Neutrinos are the most abundant particles in the universe with mass. They are fundamental particles, meaning they don’t break down into smaller constituent parts, which makes them very small and very light. They also have zero electrical charge; they are neutral—hence their name. All of this means that they very often don’t interact with other matter they come into contact with, and can pass right through it without affecting it, making them difficult to observe. It’s for this reason that they’re sometimes referred to as “ghost particles.”
They also have the ability to shift (or “oscillate”) between three different forms, also known as “flavors”: electron, mu, and tau. (Note that electron-flavored neutrinos are different from electrons; the latter are a different type of fundamental particle, with a negative charge.)
The fact that neutrinos oscillate was proven by the physicists Takaaki Kajita and Arthur Bruce McDonald. In two separate experiments, they observed that electron-flavored neutrinos oscillate into mu- and tau-flavored neutrinos. As a result they demonstrated that these particles have mass, and that the mass of each flavor is different. For this, they won the Nobel Prize in Physics in 2015.
An explainer on neutrino oscillations from the Fermi National Accelerator Laboratory.

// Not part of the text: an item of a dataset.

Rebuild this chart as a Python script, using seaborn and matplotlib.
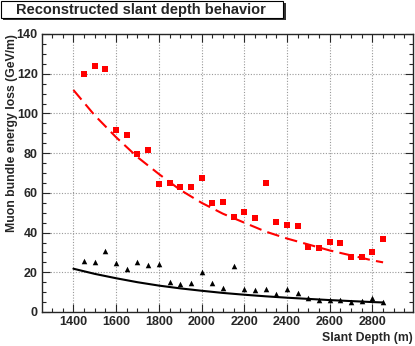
import numpy as np
import matplotlib
matplotlib.use('Agg')
from matplotlib import pyplot as plt
import matplotlib.ticker as ticker
from matplotlib.patches import Rectangle
import seaborn as sns

# measured points
depth = [1450, 1500, 1550, 1600, 1650, 1700, 1750, 1800, 1850, 1900, 1950, 2000,
         2050, 2100, 2150, 2200, 2250, 2300, 2350, 2400, 2450, 2500, 2550, 2600,
         2650, 2700, 2750, 2800, 2850]
red_loss = [119.8, 124.0, 122.3, 91.6, 89.0, 79.7, 81.4, 64.6, 65.0, 62.8, 62.8, 67.5,
            54.9, 55.2, 47.7, 50.2, 47.3, 64.8, 45.5, 43.6, 43.4, 32.9, 32.2, 35.1,
            34.6, 27.5, 27.9, 30.0, 36.9]
black_loss = [25.7, 25.3, 30.9, 24.7, 21.5, 25.3, 23.5, 24.3, 15.3, 14.1, 14.8, 20.0,
              14.8, 12.2, 23.3, 11.6, 10.9, 11.7, 8.9, 11.4, 9.4, 6.9, 6.2, 5.9,
              6.0, 4.9, 5.5, 7.2, 4.9]

# fitted curves
fit_depth = [1400, 1500, 1600, 1700, 1800, 1900, 2000, 2100, 2200, 2300, 2400,
             2500, 2600, 2700, 2800, 2850]
red_fit = [111.8, 99.0, 88.0, 78.0, 69.5, 61.5, 55.0, 49.5, 45.0, 40.5, 37.0,
           34.0, 31.0, 28.5, 26.0, 25.0]
black_fit = [21.8, 19.2, 17.0, 15.0, 13.3, 11.9, 10.7, 9.6, 8.7, 7.9, 7.2,
             6.6, 6.0, 5.5, 5.0, 4.8]

title = 'Reconstructed slant depth behavior'
x_label = 'Slant Depth (m)'
y_label = 'Muon bundle energy loss (GeV/m)'

sns.set_style('ticks')
plt.rcParams['font.family'] = ['Liberation Sans', 'DejaVu Sans']
plt.rcParams['font.weight'] = 'bold'

W, H = 415, 346
fig = plt.figure(figsize=(W / 100, H / 100), dpi=100)
ax = fig.add_axes([42 / W, 1 - 312 / H, (413 - 42) / W, (312 - 34) / H])

ax.grid(True, which='major', color='#999999', linestyle=(0, (1, 1.5)), linewidth=0.8)
ax.set_axisbelow(True)

sns.lineplot(x=fit_depth, y=red_fit, ax=ax, color='red', linewidth=1.5,
             linestyle=(0, (6, 3)), zorder=2)
sns.lineplot(x=fit_depth, y=black_fit, ax=ax, color='black', linewidth=1.5, zorder=2)
sns.scatterplot(x=depth, y=red_loss, ax=ax, color='red', marker='s', s=14,
                edgecolor='red', linewidth=0, zorder=3)
sns.scatterplot(x=depth, y=black_loss, ax=ax, color='black', marker='^', s=16,
                edgecolor='black', linewidth=0, zorder=3)

ax.set_xlim(1253, 2990)
ax.set_ylim(0, 140)
ax.xaxis.set_major_locator(ticker.MultipleLocator(200))
ax.xaxis.set_minor_locator(ticker.MultipleLocator(50))
ax.yaxis.set_major_locator(ticker.MultipleLocator(20))
ax.yaxis.set_minor_locator(ticker.MultipleLocator(5))
ax.tick_params(which='both', direction='in', top=True, right=True,
               labelsize=9, width=0.8, pad=3)
ax.tick_params(which='major', length=6)
ax.tick_params(which='minor', length=3)
for sp in ax.spines.values():
    sp.set_linewidth(1.0)

ax.set_xlabel(x_label, fontsize=8.8, fontweight='bold', loc='right')
ax.set_ylabel(y_label, fontsize=8.8, fontweight='bold', loc='top')
ax.xaxis.set_label_coords(1.0, (312 - 332) / 278)
ax.yaxis.set_label_coords((18 - 42) / 371, 1.0)

# title box with shadow, ROOT style
def px_rect(x0, y0, x1, y1, **kw):
    return Rectangle((x0 / W, 1 - y1 / H), (x1 - x0) / W, (y1 - y0) / H,
                     transform=fig.transFigure, **kw)

fig.patches.append(px_rect(3, 3, 286, 20, facecolor='#333333', edgecolor='none'))
fig.patches.append(px_rect(1, 1, 283, 18, facecolor='white', edgecolor='black',
                           linewidth=0.8))
fig.text(141 / W, 1 - 10 / H, title, ha='center', va='center',
         fontsize=10.5, fontweight='bold')

fig.savefig('out.png', dpi=100)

But an important yet still unknown fact is how these masses are ordered—which of the three flavors has the greatest mass, and which the least. If physicists had a better understanding of neutrino mass, this could help better describe the behavior and evolution of the universe. This is where Juno comes in.
A Unique Experiment
Neutrinos can’t be seen with conventional particle detectors. Instead, scientists have to look for the rare signs of them interacting with other matter—and this is what Juno’s giant sphere is for. Called a scintillator, it’s filled with a sensitive internal liquid made up of a solvent and two fluorescent compounds. If a neutrino passing through this matter interacts with it, it will produce a flash of light. Surrounding the liquid is a massive stainless steel lattice that supports a vast array of highly sensitive light sensors, called photomultiplier tubes, capable of detecting even a single photon produced by an interaction between a neutrino and the liquid, and converting it into a measurable electrical signal.

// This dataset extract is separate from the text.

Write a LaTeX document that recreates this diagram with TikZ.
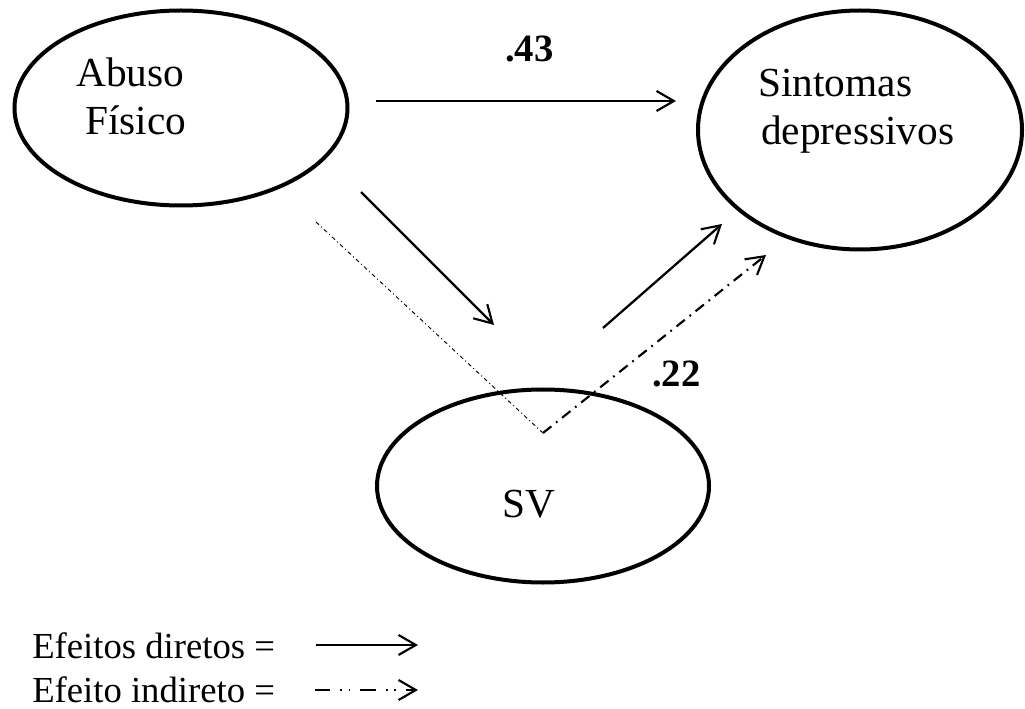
\documentclass[tikz,border=0pt]{standalone}
\usepackage{fontspec}
\setmainfont{Liberation Serif}
\usetikzlibrary{shapes.geometric,arrows.meta}
\begin{document}
\begin{tikzpicture}[x=0.75pt,y=-0.75pt,
  latent/.style={draw,ellipse,line width=3pt,inner sep=0pt},
  lbl/.style={font=\fontsize{31}{37}\selectfont,inner sep=0pt,anchor=base west},
  leg/.style={font=\fontsize{27.5}{33}\selectfont,inner sep=0pt,anchor=base west},
  coef/.style={font=\fontsize{29}{35}\selectfont\bfseries,inner sep=0pt,anchor=base west},
  tip/.style={-{Straight Barb[length=13pt,width=15pt,line width=1.6pt]}},
  direct/.style={tip,line width=1.7pt},
  indirect/.style={tip,line width=1.6pt,dash pattern=on 8pt off 4.5pt on 1.3pt off 4.5pt},
  faint/.style={line width=0.7pt,dash pattern=on 3pt off 2.2pt on 0.8pt off 2.2pt}]
\useasboundingbox (0,0) rectangle (1025,709);

% latent variables
\node[latent,minimum width=333*0.75pt,minimum height=195*0.75pt] (abuso) at (181,108) {};
\node[latent,minimum width=324*0.75pt,minimum height=239*0.75pt] (sint) at (860,130) {};
\node[latent,minimum width=332*0.75pt,minimum height=193*0.75pt] (sv) at (543,486) {};

\node[lbl] (t1) at (76,87) {Abuso};
\node[lbl] (t2) at (85,135) {Físico};
\node[lbl] (t3) at (758,97) {Sintomas};
\node[lbl] (t4) at (761,145) {depressivos};
\node[lbl] (t5) at (502,517) {SV};

% arrow end points
\coordinate (h1) at (376,101);
\coordinate (h2) at (676,101);
\coordinate (d1) at (361,192);
\coordinate (d2) at (494,325);
\coordinate (u1) at (603,328);
\coordinate (u2) at (722,224);
\coordinate (i1) at (316,222);
\coordinate (i2) at (543,433);
\coordinate (i3) at (766,255);

\draw[direct] (h1) -- (h2);
\draw[direct] (d1) -- (d2);
\draw[direct] (u1) -- (u2);
\draw[faint] (i1) -- (i2);
\draw[indirect] (i2) -- (i3);

\node[coef] (c1) at (505,62) {.43};
\node[coef] (c2) at (652,387) {.22};

% legend
\node[leg] (l1) at (32,658) {Efeitos diretos =};
\node[leg] (l2) at (32,702) {Efeito indireto =};
\coordinate (a1) at (316,645);
\coordinate (a2) at (418,645);
\coordinate (b1) at (315,690);
\coordinate (b2) at (418,690);
\draw[direct] (a1) -- (a2);
\draw[tip,line width=1.6pt,dash pattern=on 11.5pt off 7.5pt on 1.3pt off 5pt on 1.3pt off 7.5pt] (b1) -- (b2);
\end{tikzpicture}
\end{document}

“The Juno experiment picks up the legacy of its predecessors, with the difference that it is much larger,” says Gioacchino Ranucci, deputy head of the experiment and the former head of Borexino, another neutrino-hunting experiment. One of the main features of Juno, Ranucci explains, is that Juno can “see” both neutrinos and their antimatter counterpart: antineutrinos. The former are typically produced in Earth’s atmosphere or by the decay of radioactive materials in Earth’s crust, or else arrive from outer space—coming from stars, black holes, supernovae, or even the Big Bang. Antineutrinos, however, are artificially produced, in this case by two nuclear power plants located near the detector.
“As they propagate, neutrinos and antineutrinos continue to oscillate, transforming into each other,” Ranucci says. Juno will be able to capture all of these signals, he explains, showing how they oscillate, “with a precision never before achieved.”